Oracle Corporation (NYSE: ORCL) saw its stock rise 2.2% in after-hours trading on Monday, despite missing Wall Street expectations in its fiscal Q3 results.
For the quarter ending Feb. 28, Oracle reported adjusted earnings per share (EPS) of $1.47 on revenue of $14.13 billion, falling short of analyst estimates of $1.49 EPS and $14.39 billion in revenue. However, the tech giant’s strong order book fueled investor optimism.
CEO Safra Catz highlighted that Oracle’s $130 billion sales backlog is expected to drive a 15% revenue increase in fiscal 2026. She also noted the company’s growing remaining performance obligations (RPO), which surged 62% to $130 billion. Additionally, Oracle anticipates significant expansion in its AI training and inferencing businesses, particularly with its upcoming Stargate contract.
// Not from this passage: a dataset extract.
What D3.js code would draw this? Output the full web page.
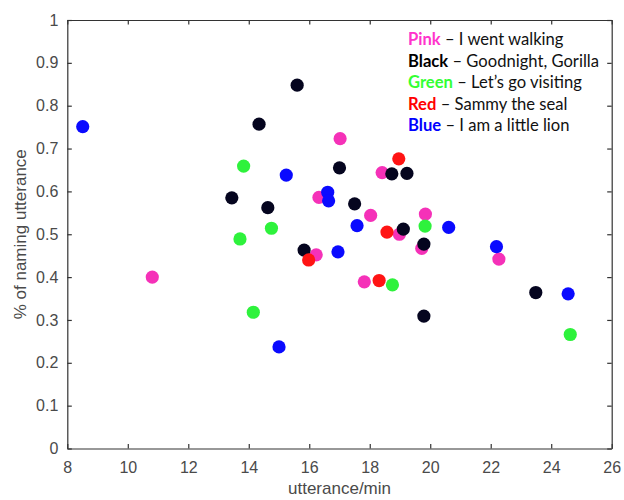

Chairman and CTO Larry Ellison emphasized record customer demand, stating that Oracle remains on track to double its data center capacity this year.
In a move to boost shareholder value, Oracle increased its quarterly dividend by 25% to $0.50 per share, or $2.00 annually, up from $1.60.
Analysts offered mixed reactions. Jefferies' Brent Thill described the results as “mixed,” noting that while backlog and capital expenditures exceeded expectations, IaaS and SaaS growth fell slightly below forecasts. Evercore ISI’s Kirk Materne pointed out the revenue and EPS miss but highlighted the “massive jump” in RPO, which doesn’t yet factor in the anticipated Stargate deal.
Despite the earnings shortfall, Oracle’s strong backlog and AI-driven growth plans suggest promising long-term potential, keeping investors engaged.